Patxo Unzueta-El País
La noche del 21D todos estaremos echando cuentas sobre la relación de fuerzas entre el bloque independentista y el constitucionalista.
El día 21 los catalanes eligen su Parlamento, que designará un presidente de la Generalitat que a su vez nombrará un Gobierno. La elección se realizará conforme a la legislación electoral española y de ella se deriva el derecho a gobernar durante cuatro años. Es cierto que la noche de ese día todos estaremos echando cuentas sobre la relación de fuerzas entre el bloque independentista y el constitucionalista. Para calibrar qué pactos de gobierno serían posibles, pero también para calcular las posibilidades del independentismo para avalar los resultados del 1-O.

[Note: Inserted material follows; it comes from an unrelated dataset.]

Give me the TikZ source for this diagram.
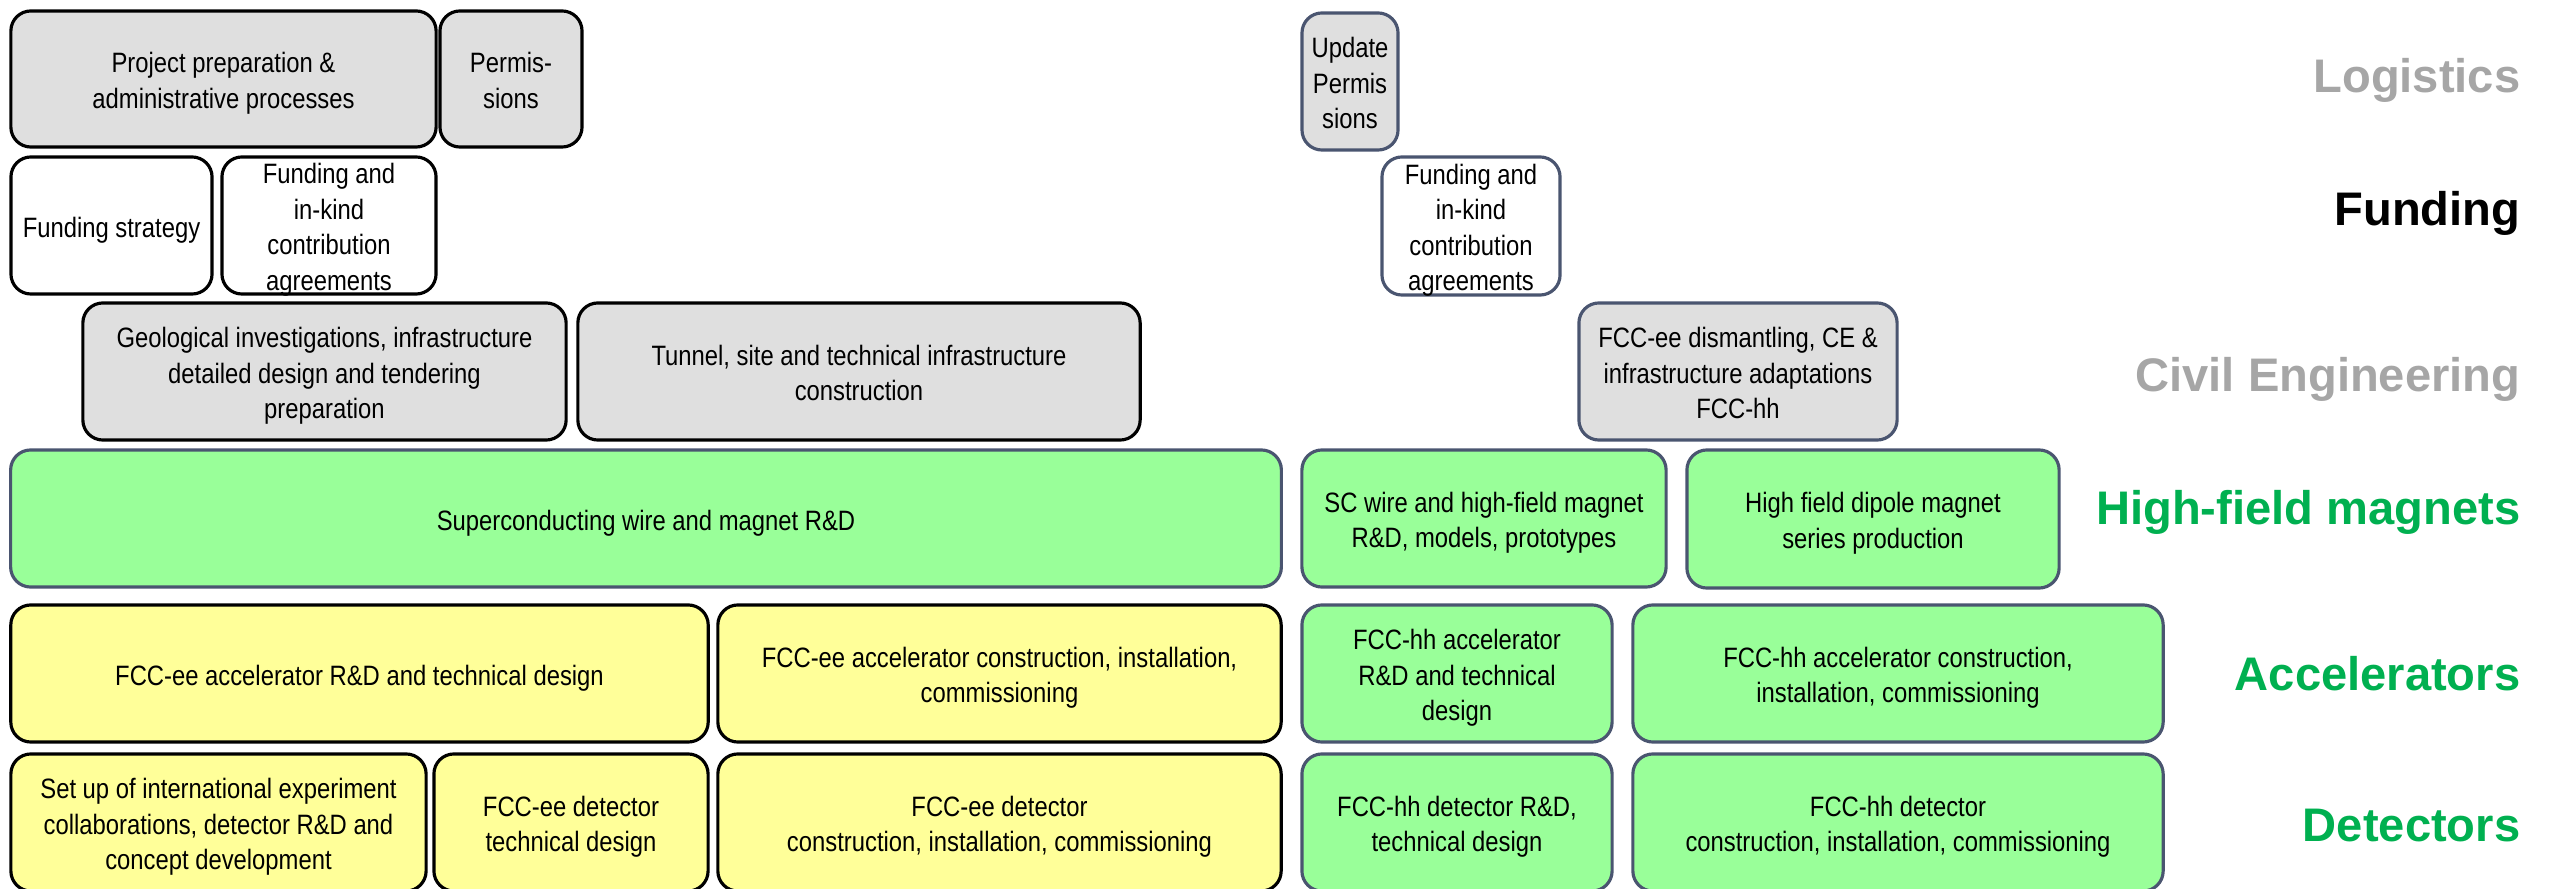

Los del 21-D serán interpretados por los indepes con criterios no homologados que han ido adelantando. Sobre todo, el de dar por supuesto que si alcanzan la mayoría absoluta, aunque sea por un solo escaño o voto, quedarían legitimados para poner en marcha las decisiones que derivan de la declaración unilateral de independencia. Cuando el consenso académico y gran parte del político defiende que una votación sobre esa declaración requeriría en su caso una mayoría cualificada no inferior a los dos tercios de votos y/o escaños.

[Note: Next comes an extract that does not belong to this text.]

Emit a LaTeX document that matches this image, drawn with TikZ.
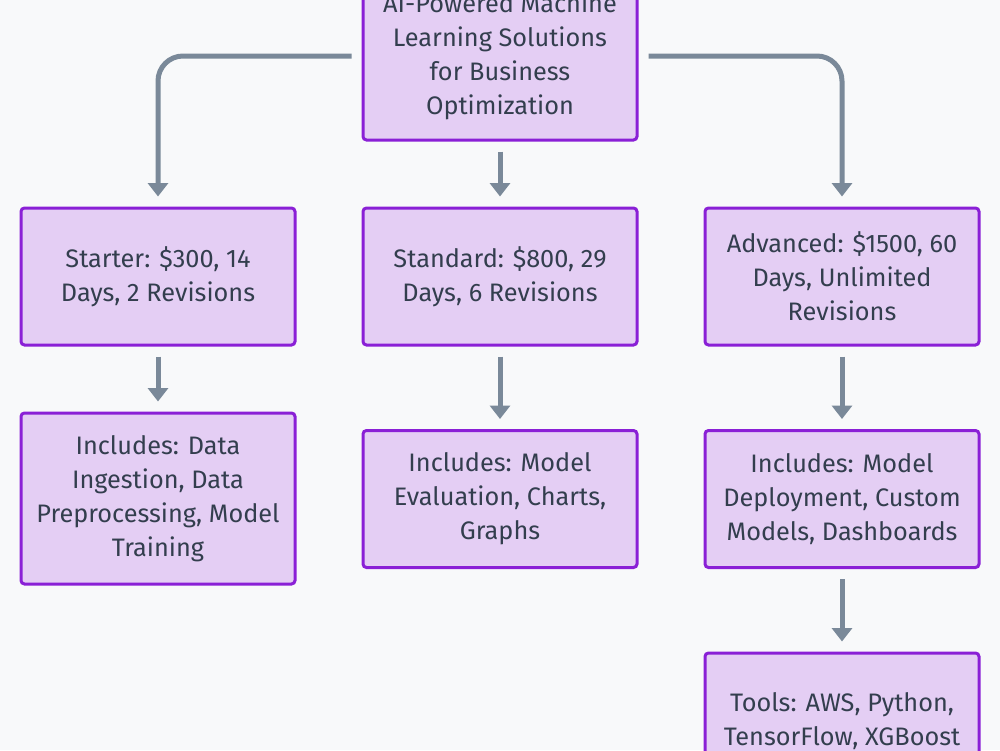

En estas vísperas electorales, personalidades europeas de relieve han planteado sus propias interpretaciones sobre lo que está en juego el día 21. El presidente de la Comisión Europea, Jean Claude Juncker, argumenta con un criterio pragmático que si se admitiera el derecho a la secesión de Cataluña decenas de territorios reclamarían no ser menos, tornando ingobernable la UE. Su vicepresidente, Frans Timmermans, declara que todos los ciudadanos tienen derecho a organizarse para cambiar las leyes que no les satisfagan; y que a lo que no tienen derecho es a ignorarlas.

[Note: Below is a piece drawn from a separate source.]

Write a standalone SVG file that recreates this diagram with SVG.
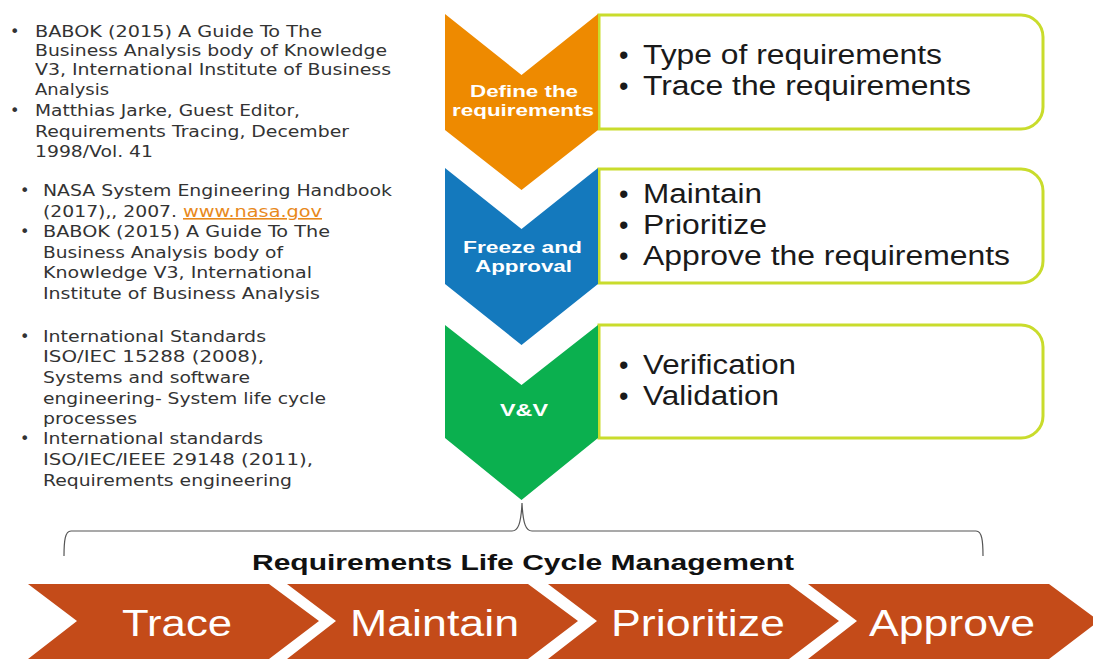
<svg xmlns="http://www.w3.org/2000/svg" width="1093" height="659" viewBox="0 0 1093 659">
<style>
.ref{font-family:"DejaVu Sans",Verdana,sans-serif;font-size:16px;fill:#333333}
.link{fill:#e8891c;text-decoration:underline}
.box{fill:#ffffff;stroke:#c9dc2c;stroke-width:3}
.boxtxt{font-family:"Liberation Sans",Arial,sans-serif;font-size:27px;fill:#1a1a1a}
.chevlbl{font-family:"Liberation Sans",Arial,sans-serif;font-size:16px;font-weight:bold;fill:#ffffff;text-anchor:middle}
.step{fill:#c44b19}
.steptxt{font-family:"Liberation Sans",Arial,sans-serif;font-size:36px;fill:#ffffff;text-anchor:middle}
.title{font-family:"Liberation Sans",Arial,sans-serif;font-size:22px;font-weight:bold;fill:#111111;text-anchor:middle}
.bracket{fill:none;stroke:#555555;stroke-width:1.2}
</style>
<rect width="1093" height="659" fill="#ffffff"/>

<g id="references">
<g id="ref-group-1" class="ref">
<text x="10" y="37">•</text>
<text x="35" y="37" textLength="287" lengthAdjust="spacingAndGlyphs">BABOK (2015) A Guide To The</text>
<text x="35" y="56" textLength="352" lengthAdjust="spacingAndGlyphs">Business Analysis body of Knowledge</text>
<text x="35" y="75" textLength="356" lengthAdjust="spacingAndGlyphs">V3, International Institute of Business</text>
<text x="35" y="95" textLength="74" lengthAdjust="spacingAndGlyphs">Analysis</text>
<text x="10" y="116">•</text>
<text x="35" y="116" textLength="265" lengthAdjust="spacingAndGlyphs">Matthias Jarke, Guest Editor,</text>
<text x="35" y="137" textLength="314" lengthAdjust="spacingAndGlyphs">Requirements Tracing, December</text>
<text x="35" y="157" textLength="118" lengthAdjust="spacingAndGlyphs">1998/Vol. 41</text>
</g>
<g id="ref-group-2" class="ref">
<text x="20" y="196">•</text>
<text x="43" y="196" textLength="349" lengthAdjust="spacingAndGlyphs">NASA System Engineering Handbook</text>
<text x="43" y="217" textLength="134" lengthAdjust="spacingAndGlyphs">(2017),, 2007.</text>
<text x="183" y="217" class="ref link" textLength="139" lengthAdjust="spacingAndGlyphs">www.nasa.gov</text>
<text x="20" y="237">•</text>
<text x="43" y="237" textLength="287" lengthAdjust="spacingAndGlyphs">BABOK (2015) A Guide To The</text>
<text x="43" y="258" textLength="240" lengthAdjust="spacingAndGlyphs">Business Analysis body of</text>
<text x="43" y="278" textLength="269" lengthAdjust="spacingAndGlyphs">Knowledge V3, International</text>
<text x="43" y="299" textLength="277" lengthAdjust="spacingAndGlyphs">Institute of Business Analysis</text>
</g>
<g id="ref-group-3" class="ref">
<text x="20" y="342">•</text>
<text x="43" y="342" textLength="223" lengthAdjust="spacingAndGlyphs">International Standards</text>
<text x="43" y="362" textLength="221" lengthAdjust="spacingAndGlyphs">ISO/IEC 15288 (2008),</text>
<text x="43" y="383" textLength="207" lengthAdjust="spacingAndGlyphs">Systems and software</text>
<text x="43" y="404" textLength="283" lengthAdjust="spacingAndGlyphs">engineering- System life cycle</text>
<text x="43" y="424" textLength="94" lengthAdjust="spacingAndGlyphs">processes</text>
<text x="20" y="444">•</text>
<text x="43" y="444" textLength="220" lengthAdjust="spacingAndGlyphs">International standards</text>
<text x="43" y="465" textLength="270" lengthAdjust="spacingAndGlyphs">ISO/IEC/IEEE 29148 (2011),</text>
<text x="43" y="486" textLength="249" lengthAdjust="spacingAndGlyphs">Requirements engineering</text>
</g>
</g>

<g id="connectors">
<path class="bracket" d="M64,556 C64,541 65,531 71,531 L512,531 C518,531 521,524 522,503 C523,524 526,531 532,531 L976,531 C982,531 983,541 983,556"/>
</g>

<g id="define">
<path class="box" d="M599,15 H1021 A22,22 0 0 1 1043,37 V107 A22,22 0 0 1 1021,129 H599 Z"/>
<path fill="#ee8a00" d="M445,14 L521.5,75 L598,14 L598,130 L521.5,190 L445,130 Z"/>
<text class="chevlbl" x="524" y="97" textLength="108" lengthAdjust="spacingAndGlyphs">Define the</text>
<text class="chevlbl" x="523" y="116" textLength="142" lengthAdjust="spacingAndGlyphs">requirements</text>
<text class="boxtxt" x="619" y="64">•</text>
<text class="boxtxt" x="643" y="64" textLength="299" lengthAdjust="spacingAndGlyphs">Type of requirements</text>
<text class="boxtxt" x="619" y="95">•</text>
<text class="boxtxt" x="643" y="95" textLength="328" lengthAdjust="spacingAndGlyphs">Trace the requirements</text>
</g>

<g id="freeze">
<path class="box" d="M599,169 H1021 A22,22 0 0 1 1043,191 V261 A22,22 0 0 1 1021,283 H599 Z"/>
<path fill="#1479bd" d="M445,168 L521.5,229 L598,168 L598,284 L521.5,345 L445,284 Z"/>
<text class="chevlbl" x="522.5" y="253" textLength="119" lengthAdjust="spacingAndGlyphs">Freeze and</text>
<text class="chevlbl" x="523.5" y="272" textLength="97" lengthAdjust="spacingAndGlyphs">Approval</text>
<text class="boxtxt" x="619" y="203">•</text>
<text class="boxtxt" x="643" y="203" textLength="119" lengthAdjust="spacingAndGlyphs">Maintain</text>
<text class="boxtxt" x="619" y="234">•</text>
<text class="boxtxt" x="643" y="234" textLength="124" lengthAdjust="spacingAndGlyphs">Prioritize</text>
<text class="boxtxt" x="619" y="265">•</text>
<text class="boxtxt" x="643" y="265" textLength="367" lengthAdjust="spacingAndGlyphs">Approve the requirements</text>
</g>

<g id="vv">
<path class="box" d="M599,325 H1021 A22,22 0 0 1 1043,347 V416 A22,22 0 0 1 1021,438 H599 Z"/>
<path fill="#0bb04f" d="M445,325 L521.5,385 L598,325 L598,438 L521.5,500 L445,438 Z"/>
<text class="chevlbl" x="524" y="416" textLength="48" lengthAdjust="spacingAndGlyphs">V&amp;V</text>
<text class="boxtxt" x="619" y="374">•</text>
<text class="boxtxt" x="643" y="374" textLength="153" lengthAdjust="spacingAndGlyphs">Verification</text>
<text class="boxtxt" x="619" y="405">•</text>
<text class="boxtxt" x="643" y="405" textLength="136" lengthAdjust="spacingAndGlyphs">Validation</text>
</g>

<g id="lifecycle-title">
<text class="title" x="523" y="570" textLength="542" lengthAdjust="spacingAndGlyphs">Requirements Life Cycle Management</text>
</g>

<g id="step-trace">
<path class="step" d="M28,584 H269 L319,621 L269,659 H28 L77,621 Z"/>
<text class="steptxt" x="177" y="636" textLength="110" lengthAdjust="spacingAndGlyphs">Trace</text>
</g>
<g id="step-maintain">
<path class="step" d="M287,584 H528 L578,621 L528,659 H287 L336,621 Z"/>
<text class="steptxt" x="434.5" y="636" textLength="169" lengthAdjust="spacingAndGlyphs">Maintain</text>
</g>
<g id="step-prioritize">
<path class="step" d="M548,584 H789 L839,621 L789,659 H548 L597,621 Z"/>
<text class="steptxt" x="698" y="636" textLength="174" lengthAdjust="spacingAndGlyphs">Prioritize</text>
</g>
<g id="step-approve">
<path class="step" d="M808,584 H1049 L1099,621 L1049,659 H808 L857,621 Z"/>
<text class="steptxt" x="952" y="636" textLength="166" lengthAdjust="spacingAndGlyphs">Approve</text>
</g>
</svg>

Lo que remite al principio sustancial del Estado de derecho sintetizado en la fórmula según la cual “la ignorancia de la ley no exime de su cumplimiento”. Lo que parece pensado para describir la actitud del independentismo catalán durante los últimos años. Y ¿qué relaciones civilizadas serían posibles si bastase con no reconocer la competencia de un tribunal para quedar excusado de acatar sus sentencias?
El lenguaje de los debates de estos días se ha simplificado y llenado de adjetivos descalificativos y simplezas como esa de que se está buscando “el aniquilamiento de Catalunya”; o el recurso multiusos de la voz “fascista” para definir a quienes no comparten la fe independentista. Lo que convive con los gestos de complicidad con los partidos de la extrema derecha real de la comunidad flamenca. El historiador Erik. J. Hobsbawm se asombraba en Naciones y nacionalismo desde 1780 de la adopción en los años 70 del pasado siglo por algunos partidos regionalistas o nacionalistas de la fraseología revolucionaria post 1968 que tan mal encaja en sus orígenes ideológicos en la ultraderecha de antes de 1914 y el historial profascista e incluso colaboracionista durante la II Guerra mundial.